In 1933, Ralston Purina obtained his permission to produce the radio series Tom Mix Ralston Straight Shooters, which, but for one year during World War II, was popular throughout most of the 1930s through the early 1950s, well after Mix's death. Mix never appeared on these broadcasts (his voice, damaged by a bullet to the throat and repeated broken noses, was not fit for radio) and was instead played by radio actors: Artells Dickson (early 1930s), Jack Holden (from 1937), Russell Thorsen (early 1940s) and Joe "Curley" Bradley (from 1944). Others in the supporting cast included George Gobel, Harold Peary and Willard Waterman.

The Ralston company offered ads during the radio program for listeners to send in for a series of 12 special Ralston–Tom Mix comic books available only by writing the Ralston Company by mail.

Most of Mix's radio work has been lost over the years; recordings of only approximately 30 scattered episodes, and no complete story arcs, survive.

Death 

On October 12, 1940, after visiting Pima County Sheriff Ed Echols in Tucson, Arizona, Mix headed north towards Phoenix on U.S. Highway 80 (now Arizona State Route 79) About eighteen miles (29 km) south of Florence, Mix came upon construction barriers at a bridge washed away by a flash flood. Unable to stop in time, his car swerved twice, then overturned in a gully. A large aluminum suitcase containing money, traveler's checks, and jewels, situated on the package shelf behind his head, hurtled forward and fatally struck him, breaking his neck. He was 60 years old.

His funeral took place at the Little Church of the Flowers in Glendale, California, on October 16, 1940, and was attended by thousands of people. He is buried in the Forest Lawn Memorial Park Cemetery.

A small stone memorial marks the site of his death on State Route 79, and the nearby gully is known as "Tom Mix Wash". The marker bears the inscription: "In memory of Tom Mix, whose spirit left his body on this spot and whose characterization and portrayals in life served to better fix memories of the old West in the minds of living men."

Legacy 

Tom Mix was the acknowledged "King of Cowboys" when Ronald Reagan and John Wayne were young, and the influence of his screen persona can be seen in their approach to portraying cowboys.
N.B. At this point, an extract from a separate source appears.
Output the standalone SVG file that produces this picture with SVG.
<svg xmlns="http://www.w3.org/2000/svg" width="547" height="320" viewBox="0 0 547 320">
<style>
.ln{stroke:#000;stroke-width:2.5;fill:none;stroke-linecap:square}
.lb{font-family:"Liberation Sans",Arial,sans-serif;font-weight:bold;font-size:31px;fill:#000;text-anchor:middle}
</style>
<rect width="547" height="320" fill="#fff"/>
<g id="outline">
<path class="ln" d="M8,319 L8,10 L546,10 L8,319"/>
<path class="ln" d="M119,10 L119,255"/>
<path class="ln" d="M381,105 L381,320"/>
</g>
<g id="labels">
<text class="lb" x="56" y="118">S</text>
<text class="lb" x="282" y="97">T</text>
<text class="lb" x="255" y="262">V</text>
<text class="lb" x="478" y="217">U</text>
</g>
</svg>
When an injury caused football player Marion Morrison (later known as John Wayne) to drop out of the University of Southern California, Mix helped him find work moving props in the back lot of Fox Studios. That was the beginning of Wayne's Hollywood career.
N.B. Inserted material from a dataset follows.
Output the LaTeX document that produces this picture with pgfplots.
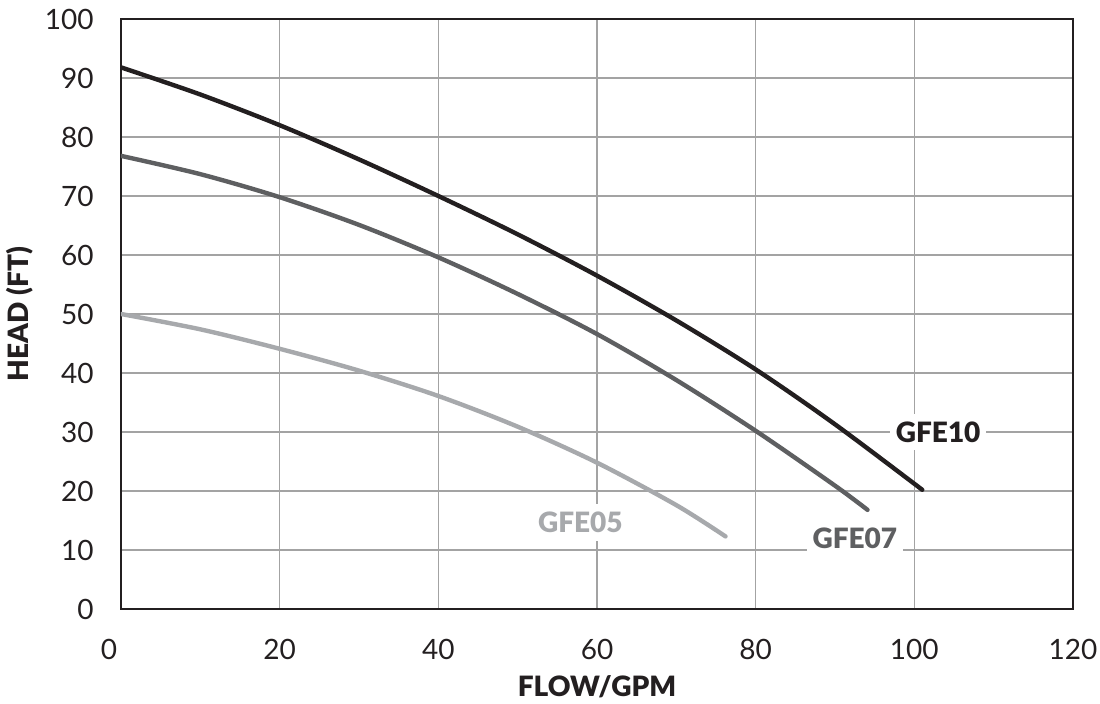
\documentclass[border=0pt]{standalone}
\usepackage{pgfplots}
\pgfplotsset{compat=1.18}
\usepackage{fontspec}
\setmainfont{Lato}
\newfontfamily\heavy{Lato}[UprightFont=* Black]
\definecolor{ink}{HTML}{231F20}
\definecolor{midgray}{HTML}{5E5F61}
\definecolor{lightgray}{HTML}{A7A9AC}
\definecolor{gridgray}{HTML}{A3A3A3}
\begin{document}
\begin{tikzpicture}
\begin{axis}[
  name=ax,
  scale only axis,
  width=476pt, height=295pt,
  xmin=0, xmax=120, ymin=0, ymax=100,
  xtick={0,20,...,120}, ytick={0,10,...,100},
  xticklabels={\kern-12pt 0,20,40,60,80,100,120},
  major tick length=0pt,
  grid=major,
  major grid style={gridgray, line width=0.75pt},
  axis line style={ink, line width=1pt},
  /pgf/number format/assume math mode=true,
  tick label style={font=\fontsize{14}{16}\selectfont, text=ink, inner sep=0pt},
  yticklabel style={anchor=east, xshift=-13.5pt},
  xticklabel style={anchor=north, yshift=-15pt},
  xlabel={FLOW/GPM},
  ylabel={HEAD (FT)},
  xlabel style={font=\heavy\fontsize{14}{16}\selectfont, text=ink,
    at={(axis description cs:0.5,-0.1322)}, anchor=center},
  ylabel style={font=\heavy\fontsize{14}{16}\selectfont, text=ink,
    at={(axis description cs:-0.1061,0.5)}, anchor=center},
  every axis plot/.append style={line width=2.2pt, line cap=round, smooth},
]
% GFE05
\addplot[lightgray] coordinates {
  (0,50.0) (10,47.4) (20,44.1) (30,40.4) (40,36.1) (50,30.9) (60,24.8) (70,17.6) (76.2,12.3)
};
% GFE07
\addplot[midgray] coordinates {
  (0,76.8) (10,73.7) (20,69.8) (30,65.1) (40,59.6) (50,53.4) (60,46.6) (70,38.8) (80,30.2) (90,20.9) (94.1,16.8)
};
% GFE10
\addplot[ink] coordinates {
  (0,91.8) (10,87.2) (20,82.0) (30,76.2) (40,70.0) (50,63.5) (60,56.5) (70,48.9) (80,40.6) (90,31.3) (101,20.2)
};
\node[font=\heavy\fontsize{14}{16}\selectfont, text=ink, fill=white, inner xsep=3pt, inner ysep=4pt] at (axis cs:103,30) {GFE10};
\node[font=\heavy\fontsize{14}{16}\selectfont, text=midgray, fill=white, inner xsep=3pt, inner ysep=4pt] at (axis cs:92.5,12) {GFE07};
\node[font=\heavy\fontsize{14}{16}\selectfont, text=lightgray, fill=white, inner xsep=3pt, inner ysep=4pt] at (axis cs:57.9,14.7) {GFE05};
\end{axis}
\pgfresetboundingbox
\path[use as bounding box] ([xshift=-60.5pt,yshift=-47.5pt]ax.south west) rectangle ([xshift=13.5pt,yshift=9.5pt]ax.north east);
\end{tikzpicture}
\end{document}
Mix made 291 movies throughout his career. As of 2007, only about 10% of these were known to be available for viewing, though it is unclear how many are now considered lost films. The 1937 Fox vault fire lost most of the archive of his films made with Fox.

For his contribution to the motion picture industry, Mix has a star on the Hollywood Walk of Fame at 1708 Vine Street. His cowboy boot prints, palm prints and the hoof prints of his horse, Tony, are at Grauman's Chinese Theatre, at 6925 Hollywood Boulevard. In 1958 Mix was inducted posthumously into the Western Performers Hall of Fame at the National Cowboy & Western Heritage Museum in Oklahoma City, Oklahoma. In 1959, a "Monument to the Stars" was erected on Beverly Drive (where it intersects Olympic Boulevard and becomes Beverwil) in Beverly Hills. The memorial consists of a bronze-green spiral of sprocketed "camera film" above a multi-sided tower, embossed with full-length likenesses of early stars who appeared in famous silent movies. Those memorialized include Douglas Fairbanks, Mary Pickford, Will Rogers, Conrad Nagel, Rudolph Valentino, Fred Niblo, Harold Lloyd, and Mix. There is also a Tom Mix museum in Dewey, Oklahoma. Additionally, from 1986 to 2002 there existed another museum in his birthplace of Mix Run, Pennsylvania. Between 1980 and 2004, 21 Tom Mix festivals were held during the month of September, most of them in DuBois, Pennsylvania.

Comic book appearances 

Tom Mix was often portrayed in comic books, primarily during the heyday of Western-themed comics, the 1940s and 1950s.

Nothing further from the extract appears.